The detail was well described in the book, and I can recall being both fascinated with it and perplexed - what was it all about? It took place in near silence, the two playing their roles as husband and wife, candles lit, the proper dress warn and so on. But it was the near silence, every slight noise calibrated, that made the difference. I believe I now understand it, as a moment - a moment in time sacrilized, so that all time might be sacrilized.
It is the purpose of ritual to make the ordinary sacred, to draw together more than one to share the experience of meditation. All religions have it, as far as I know. Among the Hoti Indians of Venezuela with whom I lived, they had the Awato Fest, an all-night ritual that brought humans and animals and stars and gods together in the sacred space of increase, of fertility. At a revivalist meeting, I saw people cry and fall down as the Holy Spirit took hold of them in dramatic fashion. But still, it is in quiet contemplation where I believe ritual has the greatest affect.
In the Catholic Church, I take all but the readings from the Bible (especially the Gospels) with great boredom. It is not until the blessing of the Eucharist - the sacramental turning of the bread and wine into the body and blood - that things settle down into a sacramental stillness that has lasting affects. My son is simply bored throughout, but I believe most sincere adults would get the sense of spirituality in that space even if they were not Christian - just as I now understand the Tea Ceremony. Both are the realization that we, within us, can experience the Holy. This can also be done in the silence of the woods or the ocean, but most know what I mean.
This is the sacred-filling thought and action that Richard Rohr encourages us to seek in "Immortal Diamond," to find the holy that is within us and that is all about us. Using Biblical quotations throughout, he shows how this was exhorted again and again, without common understanding. It is this, this pointing too, that was not only lost to readers of the Bible in literalism, but to our society at large. Until the 8th century, he claims, the world was a magical place, but literalism, combined with the quest for power, took control - much as practices such as the Tea Ceremony became an afterthought to the Buddhist warlords of Japan.

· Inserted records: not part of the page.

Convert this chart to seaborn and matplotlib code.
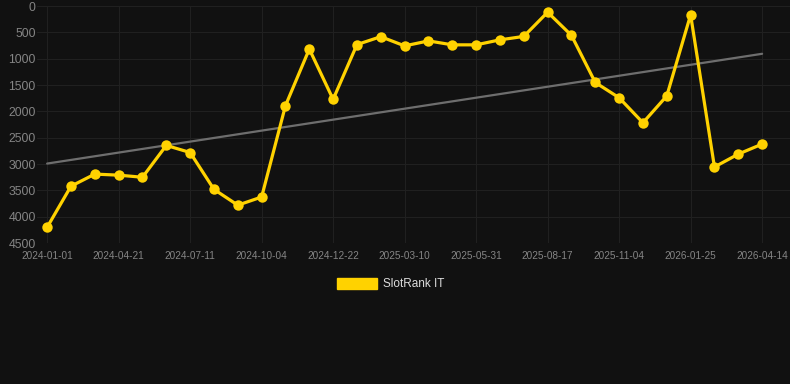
import numpy as np
import pandas as pd
import seaborn as sns
import matplotlib.pyplot as plt
from matplotlib.patches import Patch

# rank values, one point every ~4 weeks (equally spaced on the axis)
ranks = [4200, 3420, 3190, 3210, 3250, 2645, 2780, 3480, 3780, 3625,
         1890, 815, 1770, 730, 580, 755, 660, 735, 735, 640,
         575, 115, 555, 1450, 1740, 2215, 1705, 165, 3055, 2810, 2620]
tick_labels = ['2024-01-01', '2024-04-21', '2024-07-11', '2024-10-04',
               '2024-12-22', '2025-03-10', '2025-05-31', '2025-08-17',
               '2025-11-04', '2026-01-25', '2026-04-14']
trend_ends = [2990, 905]

bg = '#111111'
yellow = '#FFD200'

sns.set_style('dark')
plt.rcParams['font.family'] = ['Liberation Sans', 'DejaVu Sans']

df = pd.DataFrame({'idx': np.arange(len(ranks)), 'rank': ranks})
trend = pd.DataFrame({'idx': [0, len(ranks) - 1], 'rank': trend_ends})

fig = plt.figure(figsize=(7.9, 3.84), dpi=100, facecolor=bg)
ax = fig.add_axes([0.047, 0.367, 0.953, 0.617])
ax.set_facecolor(bg)

sns.lineplot(data=trend, x='idx', y='rank', color='#6e6e6e', linewidth=1.6, ax=ax)
sns.lineplot(data=df, x='idx', y='rank', color=yellow, linewidth=2.3,
             marker='o', markersize=7.5, markeredgewidth=0, ax=ax)

ax.set_ylim(4500, 0)
ax.set_xlim(-0.42, len(ranks) - 1 + 1.17)
ax.set_yticks(range(0, 4501, 500))
ax.set_xticks(range(0, len(ranks), 3))
ax.set_xticklabels(tick_labels)
ax.tick_params(axis='y', labelsize=8.8, colors='#858585', length=0, pad=1, left=False)
ax.tick_params(axis='x', labelsize=7.2, colors='#858585', length=0, pad=6, bottom=False)
ax.grid(True, color='#202020', linewidth=0.8)
ax.set_xlabel('')
ax.set_ylabel('')
for s in ax.spines.values():
    s.set_visible(False)

handles = [Patch(facecolor=yellow, edgecolor=yellow)]
fig.legend(handles, ['SlotRank IT'], loc='center', bbox_to_anchor=(0.495, 0.26),
           frameon=False, fontsize=8.5, labelcolor='#dddddd',
           handlelength=3.4, handleheight=1.0, handletextpad=0.5)

plt.savefig('out.png', dpi=100, facecolor=bg)
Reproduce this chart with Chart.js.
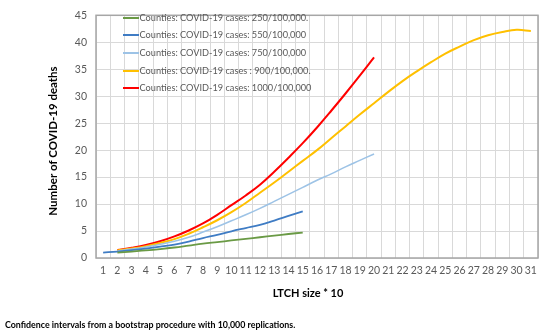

Rorh is of the Tielhard de Chardin school, which claims that the Resurrection of Christ was our turning point, or at least symbolic of our times; that what we seek is a transformation, not continuity, like the resurrection, making us an evolving world. And so we are met with the division of the Perennial Tradition again: we see that the world lost its wonder, by and large, over a thousand years ago; for the optimistic, Christ signals a positive turning point amid a falling appreciation of the sacred; for those who simply follow history, the trajectory seems downward.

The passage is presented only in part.